Not that an attack against any IT system isn’t a serious and potentially costly act. But with critical infrastructure, where there isn’t an obvious financial motivation, we start entering the realm of cyber espionage or cyber disruption initiated by governments.

In other words, bank ATM machines suddenly not dispensing cash, the cell phone network dropping calls, or – heaven help us! — Google replying with wrong and deceptive answers, may be a sign of a cyberwar or at least a cyber ambush.

A few months back, we wrote about an interview between Charlie Rose and John Carlin, the former Assistant Attorney General in the National Security Division of the Department of Justice. The transcript can be found here, and it’s worth going through it, or at least searching on the “attribution” keyword.

Essentially, Carlin tells us that US law enforcement is getting far better at learning who are behind cyberattacks. The Department of Justice is now publicly naming the attackers, and then prosecuting them. By the way, Carlin went after Iranian hackers accused of intrusions into banks and a small dam near New York City. Fortunately, the dam’s valves were still manually operated and not connected to the Internet.

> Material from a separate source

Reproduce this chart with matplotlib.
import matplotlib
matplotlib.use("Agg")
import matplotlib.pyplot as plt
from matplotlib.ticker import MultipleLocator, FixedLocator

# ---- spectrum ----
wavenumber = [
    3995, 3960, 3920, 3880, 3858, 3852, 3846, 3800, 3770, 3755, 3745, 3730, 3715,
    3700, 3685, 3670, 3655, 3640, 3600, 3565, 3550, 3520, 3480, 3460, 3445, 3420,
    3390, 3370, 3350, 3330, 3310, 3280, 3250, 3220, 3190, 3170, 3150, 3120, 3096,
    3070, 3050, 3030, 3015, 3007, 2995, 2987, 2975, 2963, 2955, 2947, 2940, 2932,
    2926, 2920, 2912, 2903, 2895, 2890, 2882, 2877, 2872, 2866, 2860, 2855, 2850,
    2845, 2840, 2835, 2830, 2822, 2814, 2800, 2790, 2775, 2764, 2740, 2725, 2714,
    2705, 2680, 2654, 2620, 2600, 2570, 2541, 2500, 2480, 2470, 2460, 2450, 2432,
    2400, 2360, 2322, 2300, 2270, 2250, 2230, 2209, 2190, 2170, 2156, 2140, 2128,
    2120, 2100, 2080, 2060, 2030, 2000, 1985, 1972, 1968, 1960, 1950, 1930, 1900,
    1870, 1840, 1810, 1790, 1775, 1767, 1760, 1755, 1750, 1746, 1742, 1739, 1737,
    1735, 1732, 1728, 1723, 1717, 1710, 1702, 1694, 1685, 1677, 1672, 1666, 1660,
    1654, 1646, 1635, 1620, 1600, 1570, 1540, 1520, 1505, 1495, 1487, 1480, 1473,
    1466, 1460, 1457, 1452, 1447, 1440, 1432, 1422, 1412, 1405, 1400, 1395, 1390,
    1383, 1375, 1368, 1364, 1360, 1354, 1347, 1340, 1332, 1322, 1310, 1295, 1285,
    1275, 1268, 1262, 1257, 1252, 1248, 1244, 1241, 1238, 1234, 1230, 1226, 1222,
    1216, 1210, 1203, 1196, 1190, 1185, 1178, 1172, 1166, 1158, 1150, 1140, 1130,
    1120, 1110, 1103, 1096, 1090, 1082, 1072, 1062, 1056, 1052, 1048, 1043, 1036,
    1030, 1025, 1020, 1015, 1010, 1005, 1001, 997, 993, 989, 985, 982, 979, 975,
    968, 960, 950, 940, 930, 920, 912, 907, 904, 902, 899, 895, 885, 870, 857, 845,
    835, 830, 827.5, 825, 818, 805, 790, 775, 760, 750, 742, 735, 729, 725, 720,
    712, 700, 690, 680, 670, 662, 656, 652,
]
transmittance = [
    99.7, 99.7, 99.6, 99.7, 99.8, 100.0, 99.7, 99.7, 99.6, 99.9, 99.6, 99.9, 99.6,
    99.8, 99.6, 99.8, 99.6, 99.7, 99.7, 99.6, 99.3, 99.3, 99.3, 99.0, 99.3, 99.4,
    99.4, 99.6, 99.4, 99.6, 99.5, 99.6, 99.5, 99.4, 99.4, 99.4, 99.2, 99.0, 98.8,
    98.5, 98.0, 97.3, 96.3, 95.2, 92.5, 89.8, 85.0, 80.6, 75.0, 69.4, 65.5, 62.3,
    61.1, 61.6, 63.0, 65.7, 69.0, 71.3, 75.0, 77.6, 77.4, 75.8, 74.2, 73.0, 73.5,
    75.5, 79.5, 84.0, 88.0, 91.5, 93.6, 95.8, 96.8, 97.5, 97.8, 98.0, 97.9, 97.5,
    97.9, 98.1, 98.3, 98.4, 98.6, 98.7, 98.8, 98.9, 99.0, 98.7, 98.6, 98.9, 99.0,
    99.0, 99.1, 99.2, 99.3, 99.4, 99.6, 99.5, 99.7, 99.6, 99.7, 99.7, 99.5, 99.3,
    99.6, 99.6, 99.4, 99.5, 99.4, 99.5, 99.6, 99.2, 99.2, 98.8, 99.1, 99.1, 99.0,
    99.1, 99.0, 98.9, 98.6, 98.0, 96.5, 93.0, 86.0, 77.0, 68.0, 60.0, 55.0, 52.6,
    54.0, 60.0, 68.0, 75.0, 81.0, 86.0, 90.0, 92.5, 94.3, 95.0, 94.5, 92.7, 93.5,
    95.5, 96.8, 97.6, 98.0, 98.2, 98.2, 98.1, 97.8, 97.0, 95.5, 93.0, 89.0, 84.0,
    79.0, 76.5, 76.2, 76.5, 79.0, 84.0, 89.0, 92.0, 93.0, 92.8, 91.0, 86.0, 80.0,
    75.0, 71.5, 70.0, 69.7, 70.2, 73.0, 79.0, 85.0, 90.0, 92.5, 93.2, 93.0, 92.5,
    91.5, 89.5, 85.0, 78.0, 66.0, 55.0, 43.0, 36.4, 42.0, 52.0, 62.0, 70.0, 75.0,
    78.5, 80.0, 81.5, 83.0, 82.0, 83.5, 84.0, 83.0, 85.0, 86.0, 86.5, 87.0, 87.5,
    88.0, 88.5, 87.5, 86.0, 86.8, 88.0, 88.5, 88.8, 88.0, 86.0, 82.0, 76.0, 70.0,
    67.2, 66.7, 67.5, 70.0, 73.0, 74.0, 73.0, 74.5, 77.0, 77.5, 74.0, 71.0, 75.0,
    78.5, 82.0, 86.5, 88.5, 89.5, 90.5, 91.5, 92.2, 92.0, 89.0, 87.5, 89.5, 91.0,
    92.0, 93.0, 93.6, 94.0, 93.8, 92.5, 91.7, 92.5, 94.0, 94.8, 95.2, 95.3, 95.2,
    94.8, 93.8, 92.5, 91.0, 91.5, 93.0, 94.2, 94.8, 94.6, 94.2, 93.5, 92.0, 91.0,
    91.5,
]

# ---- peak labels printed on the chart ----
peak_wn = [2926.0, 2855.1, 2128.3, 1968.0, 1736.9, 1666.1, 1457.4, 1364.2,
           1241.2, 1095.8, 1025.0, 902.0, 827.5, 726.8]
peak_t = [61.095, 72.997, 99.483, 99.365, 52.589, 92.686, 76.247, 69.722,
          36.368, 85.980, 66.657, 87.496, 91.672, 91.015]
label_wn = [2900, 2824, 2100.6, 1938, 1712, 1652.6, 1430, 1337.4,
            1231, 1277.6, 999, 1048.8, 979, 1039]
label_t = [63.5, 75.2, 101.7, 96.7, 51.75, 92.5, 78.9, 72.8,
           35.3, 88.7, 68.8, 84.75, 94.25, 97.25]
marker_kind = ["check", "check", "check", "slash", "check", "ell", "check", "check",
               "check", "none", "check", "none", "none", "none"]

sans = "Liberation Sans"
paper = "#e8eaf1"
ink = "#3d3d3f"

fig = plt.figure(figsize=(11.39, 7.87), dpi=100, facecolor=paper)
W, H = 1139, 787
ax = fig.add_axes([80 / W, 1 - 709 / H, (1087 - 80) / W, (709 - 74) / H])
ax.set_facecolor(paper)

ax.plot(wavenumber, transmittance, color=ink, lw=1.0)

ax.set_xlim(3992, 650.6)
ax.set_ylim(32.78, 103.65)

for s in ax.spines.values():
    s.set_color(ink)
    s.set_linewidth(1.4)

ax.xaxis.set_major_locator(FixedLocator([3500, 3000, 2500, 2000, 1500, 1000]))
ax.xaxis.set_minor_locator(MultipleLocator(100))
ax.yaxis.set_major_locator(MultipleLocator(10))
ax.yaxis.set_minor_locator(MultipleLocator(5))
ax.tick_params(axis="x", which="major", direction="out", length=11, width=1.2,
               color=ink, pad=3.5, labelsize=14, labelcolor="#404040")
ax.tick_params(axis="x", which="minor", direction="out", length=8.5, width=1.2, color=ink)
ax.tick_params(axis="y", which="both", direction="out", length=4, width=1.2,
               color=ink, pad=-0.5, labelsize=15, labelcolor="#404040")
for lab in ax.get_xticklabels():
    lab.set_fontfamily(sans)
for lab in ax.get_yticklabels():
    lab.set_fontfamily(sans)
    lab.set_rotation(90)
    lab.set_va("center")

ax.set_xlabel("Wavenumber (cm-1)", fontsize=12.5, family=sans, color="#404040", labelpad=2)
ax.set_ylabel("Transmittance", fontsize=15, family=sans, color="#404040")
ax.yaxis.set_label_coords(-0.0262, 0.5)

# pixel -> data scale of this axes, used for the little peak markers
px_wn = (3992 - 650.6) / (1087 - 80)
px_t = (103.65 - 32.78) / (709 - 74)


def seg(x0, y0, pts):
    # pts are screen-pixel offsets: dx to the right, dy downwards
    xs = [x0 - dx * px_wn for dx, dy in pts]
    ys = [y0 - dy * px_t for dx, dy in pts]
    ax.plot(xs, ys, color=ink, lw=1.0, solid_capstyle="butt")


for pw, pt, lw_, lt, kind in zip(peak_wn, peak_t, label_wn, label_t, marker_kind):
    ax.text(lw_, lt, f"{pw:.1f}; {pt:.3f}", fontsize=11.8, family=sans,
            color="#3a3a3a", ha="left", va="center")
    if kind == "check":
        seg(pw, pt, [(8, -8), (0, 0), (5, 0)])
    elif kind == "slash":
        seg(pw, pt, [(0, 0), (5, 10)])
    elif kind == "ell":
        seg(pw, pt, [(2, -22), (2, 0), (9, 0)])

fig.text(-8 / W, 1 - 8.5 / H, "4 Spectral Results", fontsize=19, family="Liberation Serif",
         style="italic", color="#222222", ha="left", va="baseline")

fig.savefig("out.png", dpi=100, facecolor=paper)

Carlin believes there are important advantages in going public with a prosecution against named individuals. Carlin sees it as a way to deter future cyber incidents. As he puts it, “because if you are going to be able to deter, you’ve got to make sure the world knows we can figure out who did it.”

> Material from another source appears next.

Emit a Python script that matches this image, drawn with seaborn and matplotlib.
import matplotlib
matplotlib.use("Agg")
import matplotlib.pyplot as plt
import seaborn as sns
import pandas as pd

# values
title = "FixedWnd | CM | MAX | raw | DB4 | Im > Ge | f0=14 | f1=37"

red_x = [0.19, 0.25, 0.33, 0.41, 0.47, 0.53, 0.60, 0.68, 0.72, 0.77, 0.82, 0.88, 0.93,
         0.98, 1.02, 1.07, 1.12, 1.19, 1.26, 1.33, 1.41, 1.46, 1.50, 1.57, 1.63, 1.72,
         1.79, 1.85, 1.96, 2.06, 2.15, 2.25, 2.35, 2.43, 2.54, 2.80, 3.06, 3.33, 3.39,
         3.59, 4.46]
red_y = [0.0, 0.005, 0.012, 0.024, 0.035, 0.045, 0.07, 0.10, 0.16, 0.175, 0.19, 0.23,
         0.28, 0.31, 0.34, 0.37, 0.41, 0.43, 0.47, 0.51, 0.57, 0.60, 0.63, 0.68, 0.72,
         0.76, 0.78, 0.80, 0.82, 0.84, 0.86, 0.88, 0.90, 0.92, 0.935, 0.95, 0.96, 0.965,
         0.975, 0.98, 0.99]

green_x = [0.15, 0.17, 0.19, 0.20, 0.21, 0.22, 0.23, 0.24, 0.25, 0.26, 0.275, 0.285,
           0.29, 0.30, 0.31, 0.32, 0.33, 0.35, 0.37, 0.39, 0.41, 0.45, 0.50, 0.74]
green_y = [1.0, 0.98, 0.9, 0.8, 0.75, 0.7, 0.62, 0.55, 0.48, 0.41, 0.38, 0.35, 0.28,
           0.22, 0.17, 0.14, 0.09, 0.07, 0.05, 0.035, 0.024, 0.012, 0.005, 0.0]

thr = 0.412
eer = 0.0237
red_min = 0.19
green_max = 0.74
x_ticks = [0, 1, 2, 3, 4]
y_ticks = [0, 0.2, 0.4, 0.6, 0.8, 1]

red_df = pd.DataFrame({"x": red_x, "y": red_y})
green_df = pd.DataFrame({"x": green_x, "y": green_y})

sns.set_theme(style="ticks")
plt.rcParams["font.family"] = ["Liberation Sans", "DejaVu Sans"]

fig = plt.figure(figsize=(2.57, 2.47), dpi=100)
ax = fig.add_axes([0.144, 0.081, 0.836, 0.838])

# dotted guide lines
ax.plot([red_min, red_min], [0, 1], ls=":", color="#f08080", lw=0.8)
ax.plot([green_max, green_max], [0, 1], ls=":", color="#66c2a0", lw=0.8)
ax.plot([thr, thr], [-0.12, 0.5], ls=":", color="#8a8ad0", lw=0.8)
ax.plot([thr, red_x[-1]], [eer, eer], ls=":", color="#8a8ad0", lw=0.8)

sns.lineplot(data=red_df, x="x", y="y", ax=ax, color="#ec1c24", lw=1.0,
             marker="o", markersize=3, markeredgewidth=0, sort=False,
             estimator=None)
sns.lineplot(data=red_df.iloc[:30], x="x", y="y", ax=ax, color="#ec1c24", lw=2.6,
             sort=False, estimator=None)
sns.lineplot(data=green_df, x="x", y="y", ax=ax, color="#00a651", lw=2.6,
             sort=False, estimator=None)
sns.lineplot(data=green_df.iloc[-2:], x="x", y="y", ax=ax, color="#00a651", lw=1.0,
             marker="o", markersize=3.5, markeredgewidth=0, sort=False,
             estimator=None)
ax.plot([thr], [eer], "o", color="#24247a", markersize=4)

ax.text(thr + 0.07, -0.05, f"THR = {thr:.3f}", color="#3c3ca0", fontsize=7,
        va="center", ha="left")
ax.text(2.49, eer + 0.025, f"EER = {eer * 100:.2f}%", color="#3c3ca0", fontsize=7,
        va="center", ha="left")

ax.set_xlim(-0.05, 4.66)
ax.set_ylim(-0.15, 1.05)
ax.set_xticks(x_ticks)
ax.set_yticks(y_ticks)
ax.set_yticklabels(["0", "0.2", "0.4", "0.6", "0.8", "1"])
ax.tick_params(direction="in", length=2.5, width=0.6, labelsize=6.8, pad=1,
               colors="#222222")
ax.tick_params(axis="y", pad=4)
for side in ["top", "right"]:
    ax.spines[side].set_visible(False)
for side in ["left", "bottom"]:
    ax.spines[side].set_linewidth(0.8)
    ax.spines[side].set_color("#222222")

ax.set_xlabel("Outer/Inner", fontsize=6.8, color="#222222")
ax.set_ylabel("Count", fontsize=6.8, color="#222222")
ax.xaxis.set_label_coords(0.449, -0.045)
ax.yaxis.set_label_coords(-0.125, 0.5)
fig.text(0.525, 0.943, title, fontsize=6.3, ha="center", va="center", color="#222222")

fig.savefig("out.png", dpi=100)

So it would make enormous sense to require companies to report cyberattacks to governmental agencies, who can then put the pieces together and formally take legal and other actions against the perps.

First Stop: EU’s NIS Directive.

As with the Data Protection Directive for data privacy, which was adopted in 1995, the EU has again been way ahead of other countries in formalizing cyber reporting legislation. Its Network and Information Systems Directive was initially drafted in 2013 and was approved by the EU last July.

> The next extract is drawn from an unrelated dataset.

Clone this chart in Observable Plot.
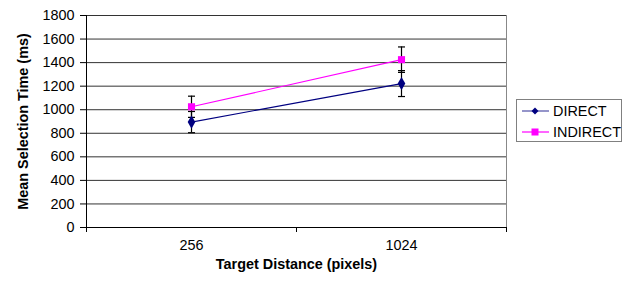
<!DOCTYPE html>
<html><head><meta charset="utf-8">
<script src="https://cdn.jsdelivr.net/npm/d3@7"></script>
<script src="https://cdn.jsdelivr.net/npm/@observablehq/plot@0.6"></script>
<style>
body{margin:0;background:#fff;font-family:"Liberation Sans",Arial,sans-serif;}
#wrap{position:relative;width:626px;height:284px;}
#legend{position:absolute;left:516px;top:99px;width:104px;height:41px;border:1px solid #808080;background:#fff;font-size:14.4px;color:#000;}
.row{position:absolute;left:0;height:16px;display:flex;align-items:center;}
.row span{margin-left:4px;}
</style></head>
<body><div id="wrap"></div>
<script>
const categories = ["256", "1024"];
const seriesNames = ["DIRECT", "INDIRECT"];
const direct = [895, 1222];
const indirect = [1025, 1425];
const directErr = [90, 110];
const indirectErr = [90, 108];
const yTicks = [0, 200, 400, 600, 800, 1000, 1200, 1400, 1600, 1800];
const colors = ["#000080", "#ff00ff"];
const symbols = ["diamond", "square"];

const data = [];
categories.forEach((c, i) => {
  data.push({series: seriesNames[0], i, x: i + 0.5, y: direct[i], e: directErr[i]});
  data.push({series: seriesNames[1], i, x: i + 0.5, y: indirect[i], e: indirectErr[i]});
});
const capSymbol = {draw(ctx, size) { const w = 3.5; ctx.moveTo(-w, 0); ctx.lineTo(w, 0); }};

const W = 626, H = 284;
const FS = 14.4;
const chart = Plot.plot({
  width: W, height: H,
  marginLeft: 86, marginRight: 120, marginTop: 15, marginBottom: 57,
  style: {fontFamily: "'Liberation Sans', Arial, sans-serif", fontSize: FS + "px", color: "#000", background: "#fff"},
  x: {type: "linear", domain: [0, categories.length]},
  y: {domain: [0, 1800]},
  color: {domain: seriesNames, range: colors},
  symbol: {domain: seriesNames, range: symbols},
  marks: [
    Plot.ruleY(yTicks, {stroke: "#333", strokeWidth: 1}),
    Plot.ruleX([categories.length], {stroke: "#888"}),
    Plot.axisY({ticks: yTicks, tickSize: 6, tickPadding: 6, tickFormat: d => String(d), label: null, fontSize: FS}),
    Plot.axisX({ticks: d3.range(categories.length + 1), tickSize: 5, tickFormat: () => "", label: null}),
    Plot.axisX({ticks: categories.map((c, i) => i + 0.5), tickSize: 0, tickPadding: 12, tickFormat: v => categories[Math.round(v - 0.5)], label: null, fontSize: FS}),
    Plot.ruleX([0], {stroke: "#000"}),
    Plot.ruleY([0], {stroke: "#000"}),
    Plot.text(["Mean Selection Time (ms)"], {frameAnchor: "left", dx: -63, rotate: -90, fontWeight: "bold", fontSize: FS, textAnchor: "middle"}),
    Plot.text(["Target Distance (pixels)"], {frameAnchor: "bottom", dy: 41, fontWeight: "bold", fontSize: FS}),
    Plot.ruleX(data, {x: "x", y1: d => d.y - d.e, y2: d => d.y + d.e, stroke: "#000", strokeWidth: 1.2}),
    Plot.dot(data, {x: "x", y: d => d.y - d.e, symbol: () => capSymbol, stroke: "#000", strokeWidth: 1.2, fill: "none"}),
    Plot.dot(data, {x: "x", y: d => d.y + d.e, symbol: () => capSymbol, stroke: "#000", strokeWidth: 1.2, fill: "none"}),
    Plot.line(data, {x: "x", y: "y", z: "series", stroke: "series", strokeWidth: 1.2}),
    Plot.dot(data, {x: "x", y: "y", symbol: "series", fill: "series", stroke: "none", r: 4})
  ]
});
const wrap = document.getElementById("wrap");
wrap.appendChild(chart);

const legend = document.createElement("div");
legend.id = "legend";
seriesNames.forEach((s, k) => {
  const row = document.createElement("div");
  row.className = "row";
  row.style.left = "5px";
  row.style.top = (3 + k * 21) + "px";
  const sym = k === 0
    ? `<path d="M13,3.5 L16.5,7 L13,10.5 L9.5,7Z" fill="${colors[k]}"/>`
    : `<rect x="9.5" y="3.5" width="7" height="7" fill="${colors[k]}"/>`;
  row.innerHTML = `<svg width="27" height="14"><line x1="0" x2="27" y1="7" y2="7" stroke="${colors[k]}" stroke-width="1.2" stroke-opacity="${k === 0 ? 0.7 : 1}"/>${sym}</svg><span>${s}</span>`;
  legend.appendChild(row);
});
wrap.appendChild(legend);
</script></body></html>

Since it is a directive, individual EU countries will have to transpose NIS into their own individual laws. EU countries will have a two-year transition period to get their houses in order. And an additional six months to select companies providing essential services (see Appendix II).

In Article 14, operators of essential services are required to take “appropriate and proportionate technical and organisational measures to manage the risks posed to the security of network and information systems.”  They are also required to report, without undue delay, significant incidents to a Computer Security Incident Response Team or CSIRT.

There’s separate and similar language in Article 16 covering digital service providers, which is the EU’s way of saying ecommerce, cloud computing, and search services.

CSIRTs are at the center of the NIS Directive. Besides collecting incident data, CSIRTs are also responsible for monitoring and analyzing threat activity at a national level, issuing alerts and warnings, and sharing their information and threat awareness with other CSIRTs.  (In the US, the closest equivalent is the Department of Homeland Security’s NCCIC.)

What is considered an incident in the NIS Directive?

It is any “event having an actual adverse effect on the security of network and information systems.”  Companies designated as providing essential services are given some wiggle room in what they have to report to a CSIRT. For an incident to be significant, and thus reportable, the company has to consider the number of users affected, the duration, and the geographical scope.

Essential digital service operators must also take into account the effect of their disruption on economic and “societal activities”.

Does this mean that a future attack against, say, Facebook in the EU, in which Messenger or status posting activity is disrupted would have to be reported?

To this non-attorney blogger, it appears that Facebooking could be considered an important societal activity.

Yeah, there are vagaries in the NIS Directive, and it will require more guidance from the regulators.